Lew emphasised these points at a news conference saying that it was important that the G-7 have an agreement not to engage in competitive devaluations and to communicate “so that we don’t surprise each other.” “It’s a pretty high bar to have disorderly (currency) conditions,” he said.
While Aso said there had not been a “heated” exchange with Lew and that it was natural that countries had differences over how they view currency movements, he persisted in his original assertion about the increase in the value of the yen.
“I told (Lew) that recent currency moves were one-sided and speculative,” Aso said at a news conference, adding that the gains in the yen over the past weeks had been disorderly.
But Japan received no support from other participants. The French finance minister Michel Sapin said monetary policies were “well adapted” and there were “no big discrepancies in currencies, so there is no need to intervene.”

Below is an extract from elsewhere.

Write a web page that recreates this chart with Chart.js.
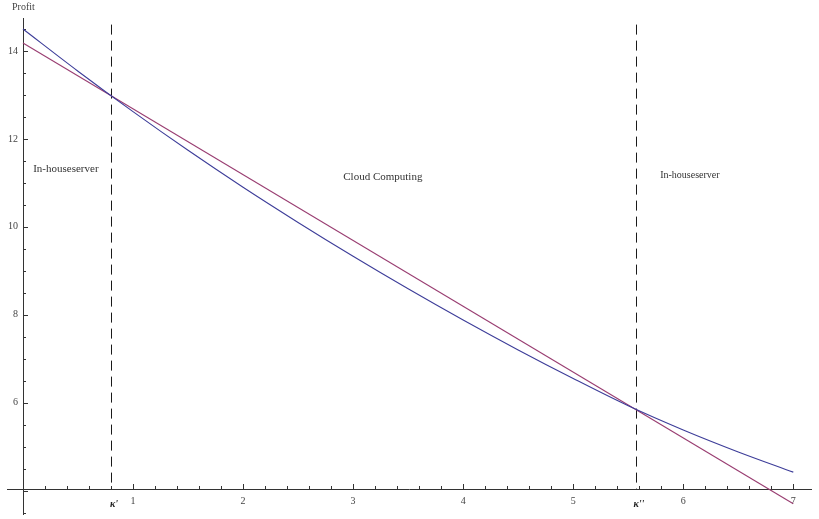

Behind the currency conflict is the fear that, as the ongoing stagnation of the global economy—characterised by lowered growth rates, deflation, and falling investment—increasingly comes to resemble the decade of the 1930s, the beggar-thy-neighbour policies of that era will return. Each of the major powers will increasingly resort to economic nationalist measures to protect its own position.
As with other major economic summits of the recent period, the G-7 finance ministers meeting failed to produce any coordinated response to global stagnation. The US and Japan want to see a boost in fiscal spending. But this is completely opposed by Germany and to some extent by Britain.
Germany has opposed both the quantitative easing monetary policies of the European Central Banks and any suggestion that it should use its stronger fiscal position to initiate stimulus measures. Its opposition is rooted in the fear that any relaxation of its demands for austerity measures will lead to a weakening of the German financial system and work to the advantage of stronger US banks and finance houses.
Consequently there was no agreement on coordinated measures. There was a completely vague, general agreement on the need to employ a mix of monetary, fiscal and structural measures, with the rider that these measures should take into account “country-specific circumstances.” In other words, what has been described as “go your own way” approach.
Emphasising his opposition to both fiscal and monetary stimulus, German finance minister Wolfgang Schäuble said “structural reforms”—the code phrase for deepening attacks on labour protections and social conditions—were the most important and there was greater recognition in the G-7 that “structural reforms are crucial.”
While the differences over currency values between the US and Japan did not lead to an open breach, the tensions will continue. This is because what were once regarded as “normal” conditions for the functioning of the capitalist economy are breaking down.
The chief factor in the global stagnation that is fuelling currency conflict is the lack of investment in the real economy. In Europe, investment levels are running some 25 percent below where they were before the global financial crisis of 2008.
In the US, major companies instead of re-investing profits in new plant and equipment are now hoarding cash. A Financial Times article at the weekend, citing a report by Moody’s, noted that five major US hi-tech companies—Apple, Microsoft, Alphabet (Google), Cisco and Oracle—were sitting on $504 billion in cash at the end of 2015, nearly one-third of the total of $1.7 trillion being held by US non-financial corporations.
Moody’s reported that capital spending in the US had contracted for the first time since the official end of the US recession in 2009, down by some 3 percent. One of the chief factors was the reduction in investment by mining and energy companies as a result of the sharp fall in commodity prices, itself another expression of falling global growth.